EL TV
- Type: Regional commercial television
- Country: Azerbaijan
- Broadcast area: Northwestern Azerbaijan
- Headquarters: Heydar Aliyev Avenue, Yevlakh

Programming
- Language: Azerbaijani

Ownership
- Owner: Yevlakh TV LLC

History
- Launched: 17 July 2009; 17 years ago
- Former names: ARB Aran (2016–2020)

= EL TV =

EL TV is an Azerbaijani privately owned regional terrestrial television channel serving the Central Aran Economic Region and launched on 17 July 2009. It is owned by Yevlakh TV LLC and headquartered in the city of Yevlakh.

== History ==
EL TV was founded on 2 March 2009, headquartered in a three-story building in Yevlakh. It was set to broadcast every day for fifteen to sixteen hours, with news broadcasts allocated twice a day. Its broadcasts were to cover several parts of central Azerbaijan, including the city of Mingachevir, as well as near those territories then controlled by the Republic of Artsakh. This was a part of several development projects in Yevlakh at the time.
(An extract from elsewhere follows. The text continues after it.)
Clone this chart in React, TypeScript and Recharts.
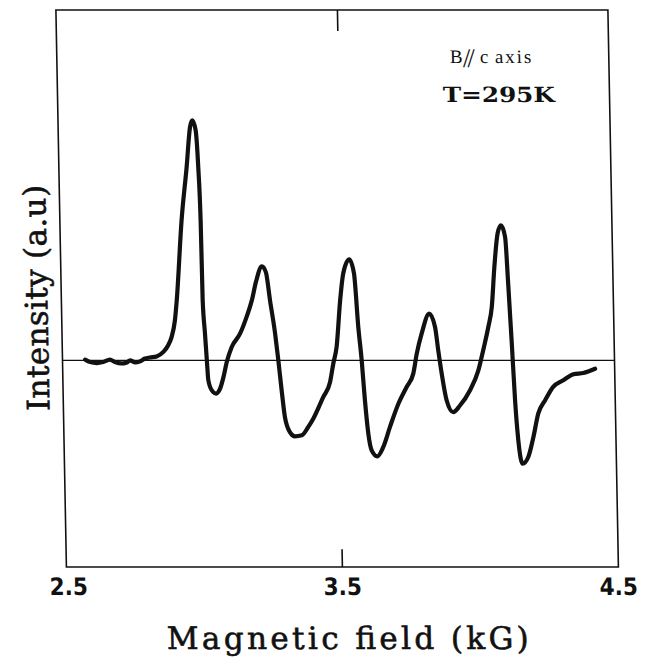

It commenced operations on 5 March, and went fully operational on 17 July 2009. EL TV introduced a new logo on 28 February 2014. It was one of the six regional television stations in Azerbaijan that formed the Region TV network in May 2014. The channel adopted the ARB branding on 19 September 2016 as it was renamed as ARB Aran. The name of ARB Aran was reverted to EL TV in 2020.

== Programming ==
EL TV primarily broadcasts programming and news reports regarding the Central Aran economic region, as well as highlights of social and cultural life, and programming regarding the heritage and traditions of the region. It also broadcasts educational programming.